UPSC Syllabus Topic: GS Paper 3 – Awareness in IT, Space, Computers, and Robotics
News: This article discusses the challenges of regulating artificial intelligence (AI) in finance. It highlights concerns about AI’s transparency, biases, and misuse.
For detailed information on AI read – Article1, Article2
What are the concerns of AI in finance?
Ethical Concerns: There is a significant risk that AI systems, driven by flawed or incomplete data, may adopt biases. This may lead to decisions that don’t align with ethical standards expected in financial practices.
Transparency Issues: The decision-making processes within AI systems are complex and not easily understood, which can lead to a lack of trust and difficulties in assessing the fairness and accuracy of AI-driven decisions.
Misuse of AI: There’s a significant concern about the misuse of AI in finance, especially in exploiting regulatory loopholes for profit. The complexity of AI systems makes such misuse hard to detect for regulators and competitors, adding a layer of risk to the financial sector.
Why is regulating AI challenging?
Rapid Evolution: AI technology evolves quickly, making it hard for regulations to keep up.
Complexity: The intricate nature of AI systems complicates understanding and effective regulation.
Technology Gap: There’s a widening gap between regulatory capabilities and technological advancements, leading to supervision lagging behind necessary responses.
What should be done?
Adopt Advanced Supervision Tools: Regulators should employ real-time digital supervision techniques.

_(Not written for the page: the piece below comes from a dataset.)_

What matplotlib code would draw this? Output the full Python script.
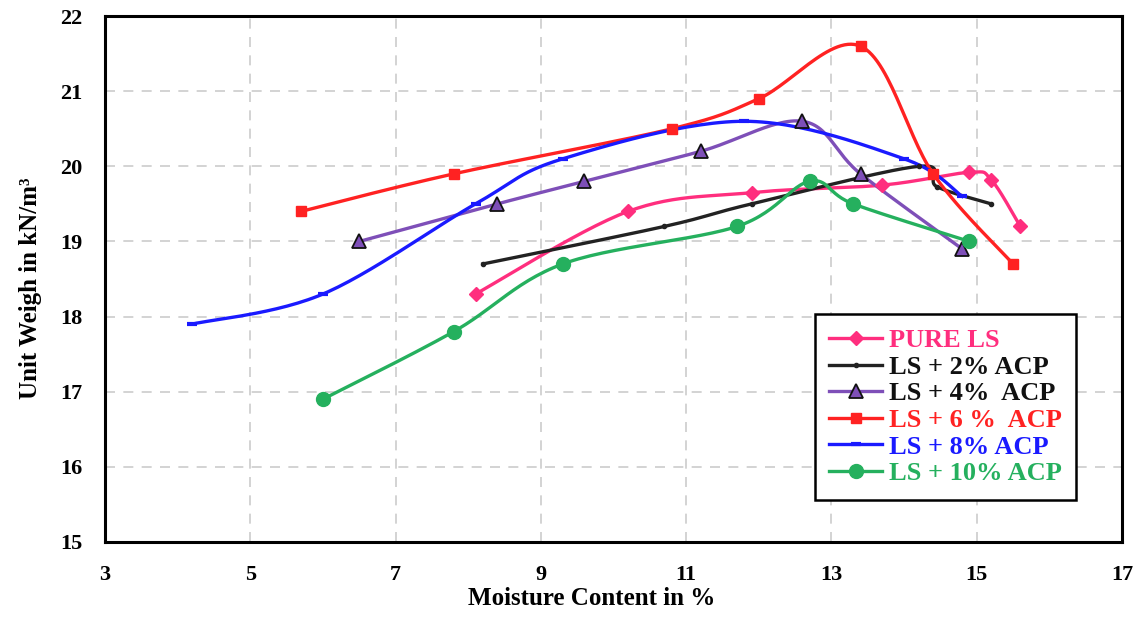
import numpy as np
import matplotlib
matplotlib.use("Agg")
import matplotlib.pyplot as plt
from matplotlib.lines import Line2D

plt.rcParams['font.family'] = ['Liberation Serif', 'DejaVu Serif']
plt.rcParams['font.weight'] = 'bold'

# data (moisture %, unit weight kN/m3)
pure_x = [8.1, 10.2, 11.9, 13.7, 14.9, 15.2, 15.6]
pure_y = [18.3, 19.4, 19.65, 19.75, 19.92, 19.82, 19.2]

acp2_x = [8.2, 10.7, 11.9, 14.2, 14.45, 15.2]
acp2_y = [18.7, 19.2, 19.5, 20.0, 19.73, 19.5]

acp4_x = [6.5, 8.4, 9.6, 11.2, 12.6, 13.4, 14.8]
acp4_y = [19.0, 19.5, 19.8, 20.2, 20.6, 19.9, 18.9]

acp6_x = [5.7, 7.8, 10.8, 12.0, 13.4, 14.4, 15.5]
acp6_y = [19.4, 19.9, 20.5, 20.9, 21.6, 19.9, 18.7]

acp8_x = [4.2, 6.0, 8.1, 9.3, 11.8, 14.0, 14.8]
acp8_y = [17.9, 18.3, 19.5, 20.1, 20.6, 20.1, 19.6]

acp10_x = [6.0, 7.8, 9.3, 11.7, 12.7, 13.3, 14.9]
acp10_y = [16.9, 17.8, 18.7, 19.2, 19.8, 19.5, 19.0]

labels = ['PURE LS', 'LS + 2% ACP', 'LS + 4%  ACP', 'LS + 6 %  ACP',
          'LS + 8% ACP', 'LS + 10% ACP']
colors = ['#FF2E7E', '#222222', '#7E4FB8', '#FF2222', '#1A1AFF', '#25B05E']
label_colors = ['#FF2E7E', '#111111', '#111111', '#FF2222', '#1A1AFF', '#25B05E']


def smooth(xs, ys, n=30):
    # excel-like smoothed line through the points (cubic bezier)
    p = np.column_stack([xs, ys]).astype(float)
    out = []
    for i in range(len(p) - 1):
        p0 = p[i - 1] if i > 0 else p[i]
        p1 = p[i]
        p2 = p[i + 1]
        p3 = p[i + 2] if i + 2 < len(p) else p[i + 1]
        c1 = p1 + (p2 - p0) / 6
        c2 = p2 - (p3 - p1) / 6
        t = np.linspace(0, 1, n)[:, None]
        seg = ((1 - t) ** 3) * p1 + 3 * ((1 - t) ** 2) * t * c1 \
            + 3 * (1 - t) * t ** 2 * c2 + t ** 3 * p2
        out.append(seg if i == 0 else seg[1:])
    out = np.vstack(out)
    return out[:, 0], out[:, 1]


fig = plt.figure(figsize=(11.42, 6.2), dpi=100)
ax = fig.add_axes([0.092, 0.126, 0.8905, 0.848])

series = [
    (pure_x, pure_y, dict(marker='D', ms=7.5)),
    (acp2_x, acp2_y, dict(marker='o', ms=3)),
    (acp4_x, acp4_y, dict(marker='^', ms=10, mec='#111111', mew=1.3)),
    (acp6_x, acp6_y, dict(marker='s', ms=7)),
    (acp8_x, acp8_y, dict(marker='_', ms=7, mew=3)),
    (acp10_x, acp10_y, dict(marker='o', ms=10)),
]

handles = []
for (xs, ys, mk), c, lab in zip(series, colors, labels):
    sx, sy = smooth(xs, ys)
    ax.plot(sx, sy, color=c, lw=2.4, zorder=3)
    ax.plot(xs, ys, ls='none', color=c, zorder=4, **mk)
    handles.append(Line2D([], [], color=c, lw=2.4, **mk))

ax.set_xlim(3, 17)
ax.set_ylim(15, 22)
ax.set_xticks(np.arange(3, 18, 2))
ax.set_yticks(np.arange(15, 23, 1))
ax.grid(True, ls=(0, (6, 5)), color='#CCCCCC', lw=1.2, zorder=0)
ax.tick_params(length=0, labelsize=16)
ax.tick_params(axis='x', pad=17)
ax.tick_params(axis='y', pad=16)
for s in ax.spines.values():
    s.set_linewidth(2.2)
    s.set_color('black')

ax.set_xlabel('Moisture Content in %', fontsize=18, fontweight='bold')
ax.xaxis.set_label_coords(0.479, -0.085)
ax.set_ylabel('Unit Weigh in kN/m³', fontsize=18, fontweight='bold')
ax.yaxis.set_label_coords(-0.062, 0.482)

leg = ax.legend(handles, labels, loc='lower left', bbox_to_anchor=(0.698, 0.08),
                borderaxespad=0, fancybox=False, framealpha=1, edgecolor='black',
                prop={'size': 19, 'weight': 'bold'}, handlelength=2.0,
                labelspacing=0.12, handletextpad=0.25, borderpad=0.55)
leg.get_frame().set_linewidth(1.8)
for t, c in zip(leg.get_texts(), label_colors):
    t.set_color(c)

fig.savefig('out.png', dpi=100)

Utilizing activity-based supervision and algorithmic data analytics proactively can improve oversight and understanding of AI in finance.
Enhance Transparency: There’s a need to increase the transparency of AI systems. Making the decision-making processes of AI more understandable and clearer can build trust and allow for better regulation.
Close the Technology Gap: Addressing the gap between regulatory capabilities and technological advancements is crucial. Regulators need to equip themselves with the latest tools to effectively monitor and regulate financial activities in the digital age.
Focus on Ethical AI Use: Emphasizing the ethical use of AI in financial sectors should be a priority. This includes ensuring that AI decisions are unbiased and adhere to ethical standards.
Continuous Adaptation: Given AI’s rapid evolution, regulators must continuously adapt their strategies and tools to stay effective. This ongoing adaptation is vital to manage financial risks effectively.
Question for practice:
Analyse the key concerns and proposed solutions regarding the regulation of artificial intelligence in the finance sector.